— Written request —
Examine each line of the data. Copy those that contain the string "this".

Figure scripts
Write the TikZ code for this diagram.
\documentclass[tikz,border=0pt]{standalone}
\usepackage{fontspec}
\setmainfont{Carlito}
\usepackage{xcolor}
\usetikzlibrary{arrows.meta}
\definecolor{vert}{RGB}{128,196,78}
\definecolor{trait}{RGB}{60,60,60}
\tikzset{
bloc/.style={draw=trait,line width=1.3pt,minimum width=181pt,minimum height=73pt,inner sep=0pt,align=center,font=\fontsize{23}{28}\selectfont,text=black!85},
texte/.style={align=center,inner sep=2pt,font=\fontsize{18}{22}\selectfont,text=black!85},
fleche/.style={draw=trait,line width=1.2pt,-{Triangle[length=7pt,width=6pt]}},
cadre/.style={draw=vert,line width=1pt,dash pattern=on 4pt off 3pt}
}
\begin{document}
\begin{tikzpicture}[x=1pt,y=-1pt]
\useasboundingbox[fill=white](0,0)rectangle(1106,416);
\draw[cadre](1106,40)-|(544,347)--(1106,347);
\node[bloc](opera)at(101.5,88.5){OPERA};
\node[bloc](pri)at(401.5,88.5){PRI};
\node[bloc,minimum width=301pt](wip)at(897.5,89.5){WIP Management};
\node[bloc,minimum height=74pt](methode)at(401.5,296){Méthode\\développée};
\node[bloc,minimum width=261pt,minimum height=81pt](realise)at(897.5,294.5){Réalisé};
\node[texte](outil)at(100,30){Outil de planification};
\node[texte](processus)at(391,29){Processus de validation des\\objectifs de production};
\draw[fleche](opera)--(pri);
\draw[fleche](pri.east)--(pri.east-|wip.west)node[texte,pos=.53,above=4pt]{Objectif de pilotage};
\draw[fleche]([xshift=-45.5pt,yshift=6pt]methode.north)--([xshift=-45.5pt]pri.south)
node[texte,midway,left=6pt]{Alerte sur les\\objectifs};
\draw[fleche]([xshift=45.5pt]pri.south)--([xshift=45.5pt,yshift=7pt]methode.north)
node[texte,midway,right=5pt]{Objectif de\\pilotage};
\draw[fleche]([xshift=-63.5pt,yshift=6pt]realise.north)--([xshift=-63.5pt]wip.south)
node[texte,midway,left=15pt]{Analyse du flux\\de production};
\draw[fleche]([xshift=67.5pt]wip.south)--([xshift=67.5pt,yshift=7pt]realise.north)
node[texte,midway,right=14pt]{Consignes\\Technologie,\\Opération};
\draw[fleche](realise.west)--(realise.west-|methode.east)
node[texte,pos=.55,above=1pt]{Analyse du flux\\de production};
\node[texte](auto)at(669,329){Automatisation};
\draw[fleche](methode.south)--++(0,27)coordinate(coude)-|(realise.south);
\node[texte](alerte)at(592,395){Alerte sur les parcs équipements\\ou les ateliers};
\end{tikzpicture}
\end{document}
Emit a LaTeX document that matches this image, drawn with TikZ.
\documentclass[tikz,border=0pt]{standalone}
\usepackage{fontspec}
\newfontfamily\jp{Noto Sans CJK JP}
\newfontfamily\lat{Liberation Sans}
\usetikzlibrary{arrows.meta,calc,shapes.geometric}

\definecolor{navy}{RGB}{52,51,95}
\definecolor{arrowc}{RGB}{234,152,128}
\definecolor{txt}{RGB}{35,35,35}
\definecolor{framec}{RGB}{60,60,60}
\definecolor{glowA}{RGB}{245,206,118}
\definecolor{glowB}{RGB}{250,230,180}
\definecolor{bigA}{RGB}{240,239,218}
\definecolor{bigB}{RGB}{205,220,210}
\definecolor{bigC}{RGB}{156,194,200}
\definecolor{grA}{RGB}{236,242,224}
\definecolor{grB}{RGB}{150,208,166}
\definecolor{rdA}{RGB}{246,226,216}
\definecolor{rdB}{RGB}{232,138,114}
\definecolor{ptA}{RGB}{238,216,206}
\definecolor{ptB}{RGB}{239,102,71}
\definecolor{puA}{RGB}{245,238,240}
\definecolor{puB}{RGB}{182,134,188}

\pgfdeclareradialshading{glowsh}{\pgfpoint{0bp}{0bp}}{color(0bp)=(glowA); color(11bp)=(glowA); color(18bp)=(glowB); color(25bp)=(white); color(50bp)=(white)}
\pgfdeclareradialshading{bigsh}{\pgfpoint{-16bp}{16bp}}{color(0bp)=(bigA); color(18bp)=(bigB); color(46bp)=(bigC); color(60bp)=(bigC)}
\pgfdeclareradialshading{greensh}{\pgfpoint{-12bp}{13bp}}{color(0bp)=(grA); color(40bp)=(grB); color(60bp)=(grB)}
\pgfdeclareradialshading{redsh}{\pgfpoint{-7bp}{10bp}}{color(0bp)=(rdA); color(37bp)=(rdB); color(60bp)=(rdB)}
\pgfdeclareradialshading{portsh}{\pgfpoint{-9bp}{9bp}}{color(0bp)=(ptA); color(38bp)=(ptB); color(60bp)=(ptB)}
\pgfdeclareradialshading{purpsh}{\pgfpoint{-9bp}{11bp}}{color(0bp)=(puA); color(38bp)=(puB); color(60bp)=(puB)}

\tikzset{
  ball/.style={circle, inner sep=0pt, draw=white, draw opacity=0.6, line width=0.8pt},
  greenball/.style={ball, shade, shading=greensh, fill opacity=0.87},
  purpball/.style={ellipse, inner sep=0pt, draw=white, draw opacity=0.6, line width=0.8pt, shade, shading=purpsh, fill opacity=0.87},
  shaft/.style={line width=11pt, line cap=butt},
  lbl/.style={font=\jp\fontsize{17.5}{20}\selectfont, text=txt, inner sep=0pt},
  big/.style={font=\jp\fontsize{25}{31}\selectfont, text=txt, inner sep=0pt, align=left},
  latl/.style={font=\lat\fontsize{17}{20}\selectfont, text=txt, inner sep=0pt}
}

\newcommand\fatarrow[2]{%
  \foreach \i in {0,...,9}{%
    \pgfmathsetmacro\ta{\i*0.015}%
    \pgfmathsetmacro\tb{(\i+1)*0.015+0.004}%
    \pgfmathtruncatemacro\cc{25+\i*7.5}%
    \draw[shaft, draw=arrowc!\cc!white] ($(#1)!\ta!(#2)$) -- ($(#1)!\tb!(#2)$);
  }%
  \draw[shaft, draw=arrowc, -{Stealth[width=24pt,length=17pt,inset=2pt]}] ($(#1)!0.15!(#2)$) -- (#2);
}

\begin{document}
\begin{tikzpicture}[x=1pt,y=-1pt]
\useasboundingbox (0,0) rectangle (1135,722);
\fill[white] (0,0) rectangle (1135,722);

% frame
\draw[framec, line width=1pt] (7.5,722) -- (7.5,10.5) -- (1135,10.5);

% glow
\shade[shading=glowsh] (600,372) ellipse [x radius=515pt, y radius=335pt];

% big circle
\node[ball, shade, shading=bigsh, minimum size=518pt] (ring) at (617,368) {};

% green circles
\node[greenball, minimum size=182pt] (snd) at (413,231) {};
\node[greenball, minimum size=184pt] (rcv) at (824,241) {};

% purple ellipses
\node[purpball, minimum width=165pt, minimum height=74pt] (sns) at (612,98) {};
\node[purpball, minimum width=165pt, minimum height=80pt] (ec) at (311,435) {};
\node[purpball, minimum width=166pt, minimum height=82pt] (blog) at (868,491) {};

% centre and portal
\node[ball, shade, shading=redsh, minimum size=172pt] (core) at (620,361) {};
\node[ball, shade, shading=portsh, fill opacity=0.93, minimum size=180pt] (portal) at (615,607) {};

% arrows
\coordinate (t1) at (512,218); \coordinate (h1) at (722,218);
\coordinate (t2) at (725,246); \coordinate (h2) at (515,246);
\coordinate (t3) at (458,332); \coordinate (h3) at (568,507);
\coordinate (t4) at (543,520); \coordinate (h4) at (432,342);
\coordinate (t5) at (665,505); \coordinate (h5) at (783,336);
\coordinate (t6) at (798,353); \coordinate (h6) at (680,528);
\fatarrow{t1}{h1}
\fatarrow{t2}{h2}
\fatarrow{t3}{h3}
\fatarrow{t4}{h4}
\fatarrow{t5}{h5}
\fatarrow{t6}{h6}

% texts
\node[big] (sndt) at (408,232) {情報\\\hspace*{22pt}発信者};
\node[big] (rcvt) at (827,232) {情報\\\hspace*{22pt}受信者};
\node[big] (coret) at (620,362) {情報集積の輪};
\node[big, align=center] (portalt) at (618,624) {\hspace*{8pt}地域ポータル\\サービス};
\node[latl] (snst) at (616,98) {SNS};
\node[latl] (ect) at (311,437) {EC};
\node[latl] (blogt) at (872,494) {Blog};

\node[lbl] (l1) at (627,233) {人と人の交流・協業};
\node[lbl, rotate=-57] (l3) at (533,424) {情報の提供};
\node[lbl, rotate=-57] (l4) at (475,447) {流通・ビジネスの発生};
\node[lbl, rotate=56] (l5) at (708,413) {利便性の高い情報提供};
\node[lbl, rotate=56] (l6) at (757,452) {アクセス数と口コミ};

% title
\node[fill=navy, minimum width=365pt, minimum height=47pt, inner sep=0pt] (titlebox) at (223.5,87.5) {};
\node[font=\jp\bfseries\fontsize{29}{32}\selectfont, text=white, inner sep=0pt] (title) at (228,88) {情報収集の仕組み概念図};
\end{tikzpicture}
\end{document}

— Response to the task —
Write the TikZ code for this diagram.
Emit a LaTeX document that matches this image, drawn with TikZ.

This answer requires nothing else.